Start

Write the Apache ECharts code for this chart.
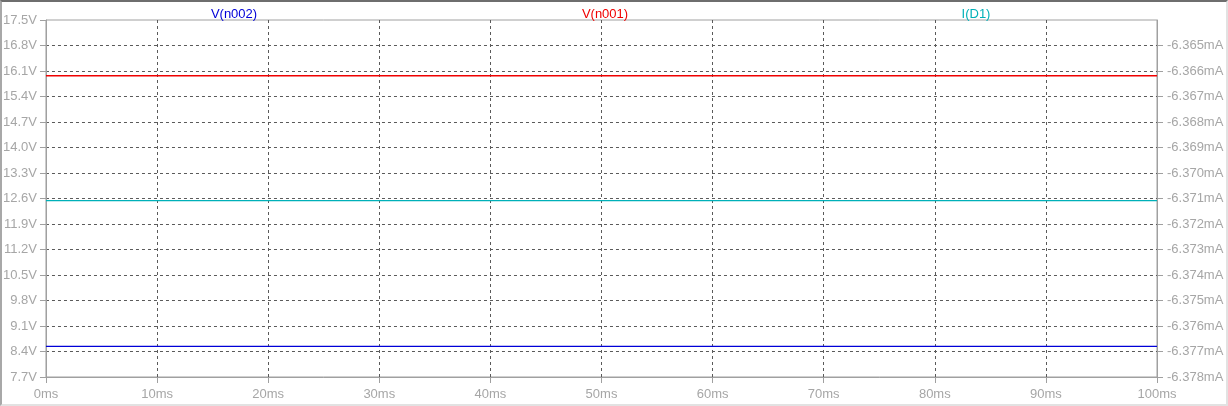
<!DOCTYPE html>
<html>
<head>
<meta charset="utf-8">
<script src="https://cdn.jsdelivr.net/npm/echarts@6/dist/echarts.min.js"></script>
<style>
html,body{margin:0;padding:0;background:#fff;}
#frame{position:absolute;left:0;top:0;width:1224px;height:402px;border-top:2px solid #6e6e6e;border-left:2px solid #a8a8a8;border-right:2px solid #e2e2e2;border-bottom:2px solid #e2e2e2;box-sizing:content-box;}
#chart{position:absolute;left:0;top:0;width:1228px;height:406px;}
</style>
</head>
<body>
<div id="frame"></div>
<div id="chart"></div>
<script>
// Data
const timeMs = [0, 100];
const vN002 = [8.54, 8.54];        // V
const vN001 = [15.97, 15.97];      // V
const iD1 = [-6.37108, -6.37108];  // mA
const traceNames = ['V(n002)', 'V(n001)', 'I(D1)'];
const traceColors = ['#0000d8', '#f00000', '#00b0b8'];
const rightTicks = [-6.378, -6.377, -6.376, -6.375, -6.374, -6.373, -6.372, -6.371, -6.370, -6.369, -6.368, -6.367, -6.366, -6.365];

const labelColor = '#a6a6a6';
const axisColor = '#a0a0a0';
const gridColor = '#5a5a5a';
const font = '"Liberation Sans", Arial, sans-serif';

const chart = echarts.init(document.getElementById('chart'), null, {renderer: 'canvas'});

function pairs(xs, ys) { return xs.map((x, i) => [x, ys[i]]); }

const option = {
  animation: false,
  backgroundColor: 'transparent',
  grid: {left: 44, right: 71, top: 20, bottom: 29, show: true, borderColor: axisColor, borderWidth: 1},
  title: [
    {text: traceNames[0], left: 229, top: 3, textAlign: 'center', textStyle: {color: traceColors[0], fontSize: 13, fontWeight: 'normal', fontFamily: font}},
    {text: traceNames[1], left: 600, top: 3, textAlign: 'center', textStyle: {color: traceColors[1], fontSize: 13, fontWeight: 'normal', fontFamily: font}},
    {text: traceNames[2], left: 971, top: 3, textAlign: 'center', textStyle: {color: traceColors[2], fontSize: 13, fontWeight: 'normal', fontFamily: font}}
  ],
  xAxis: {
    type: 'value', min: 0, max: 100, interval: 10,
    axisLine: {show: true, lineStyle: {color: axisColor}},
    axisTick: {show: true, length: 6, lineStyle: {color: axisColor}},
    axisLabel: {color: labelColor, fontSize: 13, fontFamily: font, margin: 11, formatter: v => Math.round(v) + 'ms'},
    splitLine: {show: true, showMinLine: false, showMaxLine: false, lineStyle: {color: gridColor, type: [3, 3], width: 1}}
  },
  yAxis: [
    {
      type: 'value', position: 'left', min: 7.7, max: 17.5, interval: 0.7,
      axisLine: {show: true, lineStyle: {color: axisColor}},
      axisTick: {show: true, length: 6, lineStyle: {color: axisColor}},
      axisLabel: {color: labelColor, fontSize: 13, fontFamily: font, margin: 9, formatter: v => v.toFixed(1) + 'V'},
      splitLine: {show: true, showMinLine: false, showMaxLine: false, lineStyle: {color: gridColor, type: [3, 3], width: 1}}
    },
    {
      type: 'value', position: 'right', min: -6.378, max: -6.364, interval: 0.001,
      axisLine: {show: true, lineStyle: {color: axisColor}},
      axisTick: {show: true, length: 6, customValues: rightTicks, lineStyle: {color: axisColor}},
      axisLabel: {color: labelColor, fontSize: 13, fontFamily: font, margin: 10, customValues: rightTicks,
        formatter: v => v.toFixed(3) + 'mA'},
      splitLine: {show: false}
    }
  ],
  series: [
    {name: traceNames[0], type: 'line', yAxisIndex: 0, data: pairs(timeMs, vN002), showSymbol: false, lineStyle: {color: traceColors[0], width: 1.3}, itemStyle: {color: traceColors[0]}},
    {name: traceNames[1], type: 'line', yAxisIndex: 0, data: pairs(timeMs, vN001), showSymbol: false, lineStyle: {color: traceColors[1], width: 1.3}, itemStyle: {color: traceColors[1]}},
    {name: traceNames[2], type: 'line', yAxisIndex: 1, data: pairs(timeMs, iD1), showSymbol: false, lineStyle: {color: traceColors[2], width: 1.3}, itemStyle: {color: traceColors[2]}}
  ]
};
chart.setOption(option);
</script>
</body>
</html>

End

▶ OBJECTIVE:
Quote all the lines above exactly as given. Do not include the pictures.

▶ WRITTEN SOLUTION:
Write the Apache ECharts code for this chart.
<!DOCTYPE html>
<html>
<head>
<meta charset="utf-8">
<script src="https://cdn.jsdelivr.net/npm/echarts@6/dist/echarts.min.js"></script>
<style>
html,body{margin:0;padding:0;background:#fff;}
#frame{position:absolute;left:0;top:0;width:1224px;height:402px;border-top:2px solid #6e6e6e;border-left:2px solid #a8a8a8;border-right:2px solid #e2e2e2;border-bottom:2px solid #e2e2e2;box-sizing:content-box;}
#chart{position:absolute;left:0;top:0;width:1228px;height:406px;}
</style>
</head>
<body>
<div id="frame"></div>
<div id="chart"></div>
<script>
// Data
const timeMs = [0, 100];
const vN002 = [8.54, 8.54];        // V
const vN001 = [15.97, 15.97];      // V
const iD1 = [-6.37108, -6.37108];  // mA
const traceNames = ['V(n002)', 'V(n001)', 'I(D1)'];
const traceColors = ['#0000d8', '#f00000', '#00b0b8'];
const rightTicks = [-6.378, -6.377, -6.376, -6.375, -6.374, -6.373, -6.372, -6.371, -6.370, -6.369, -6.368, -6.367, -6.366, -6.365];

const labelColor = '#a6a6a6';
const axisColor = '#a0a0a0';
const gridColor = '#5a5a5a';
const font = '"Liberation Sans", Arial, sans-serif';

const chart = echarts.init(document.getElementById('chart'), null, {renderer: 'canvas'});

function pairs(xs, ys) { return xs.map((x, i) => [x, ys[i]]); }

const option = {
  animation: false,
  backgroundColor: 'transparent',
  grid: {left: 44, right: 71, top: 20, bottom: 29, show: true, borderColor: axisColor, borderWidth: 1},
  title: [
    {text: traceNames[0], left: 229, top: 3, textAlign: 'center', textStyle: {color: traceColors[0], fontSize: 13, fontWeight: 'normal', fontFamily: font}},
    {text: traceNames[1], left: 600, top: 3, textAlign: 'center', textStyle: {color: traceColors[1], fontSize: 13, fontWeight: 'normal', fontFamily: font}},
    {text: traceNames[2], left: 971, top: 3, textAlign: 'center', textStyle: {color: traceColors[2], fontSize: 13, fontWeight: 'normal', fontFamily: font}}
  ],
  xAxis: {
    type: 'value', min: 0, max: 100, interval: 10,
    axisLine: {show: true, lineStyle: {color: axisColor}},
    axisTick: {show: true, length: 6, lineStyle: {color: axisColor}},
    axisLabel: {color: labelColor, fontSize: 13, fontFamily: font, margin: 11, formatter: v => Math.round(v) + 'ms'},
    splitLine: {show: true, showMinLine: false, showMaxLine: false, lineStyle: {color: gridColor, type: [3, 3], width: 1}}
  },
  yAxis: [
    {
      type: 'value', position: 'left', min: 7.7, max: 17.5, interval: 0.7,
      axisLine: {show: true, lineStyle: {color: axisColor}},
      axisTick: {show: true, length: 6, lineStyle: {color: axisColor}},
      axisLabel: {color: labelColor, fontSize: 13, fontFamily: font, margin: 9, formatter: v => v.toFixed(1) + 'V'},
      splitLine: {show: true, showMinLine: false, showMaxLine: false, lineStyle: {color: gridColor, type: [3, 3], width: 1}}
    },
    {
      type: 'value', position: 'right', min: -6.378, max: -6.364, interval: 0.001,
      axisLine: {show: true, lineStyle: {color: axisColor}},
      axisTick: {show: true, length: 6, customValues: rightTicks, lineStyle: {color: axisColor}},
      axisLabel: {color: labelColor, fontSize: 13, fontFamily: font, margin: 10, customValues: rightTicks,
        formatter: v => v.toFixed(3) + 'mA'},
      splitLine: {show: false}
    }
  ],
  series: [
    {name: traceNames[0], type: 'line', yAxisIndex: 0, data: pairs(timeMs, vN002), showSymbol: false, lineStyle: {color: traceColors[0], width: 1.3}, itemStyle: {color: traceColors[0]}},
    {name: traceNames[1], type: 'line', yAxisIndex: 0, data: pairs(timeMs, vN001), showSymbol: false, lineStyle: {color: traceColors[1], width: 1.3}, itemStyle: {color: traceColors[1]}},
    {name: traceNames[2], type: 'line', yAxisIndex: 1, data: pairs(timeMs, iD1), showSymbol: false, lineStyle: {color: traceColors[2], width: 1.3}, itemStyle: {color: traceColors[2]}}
  ]
};
chart.setOption(option);
</script>
</body>
</html>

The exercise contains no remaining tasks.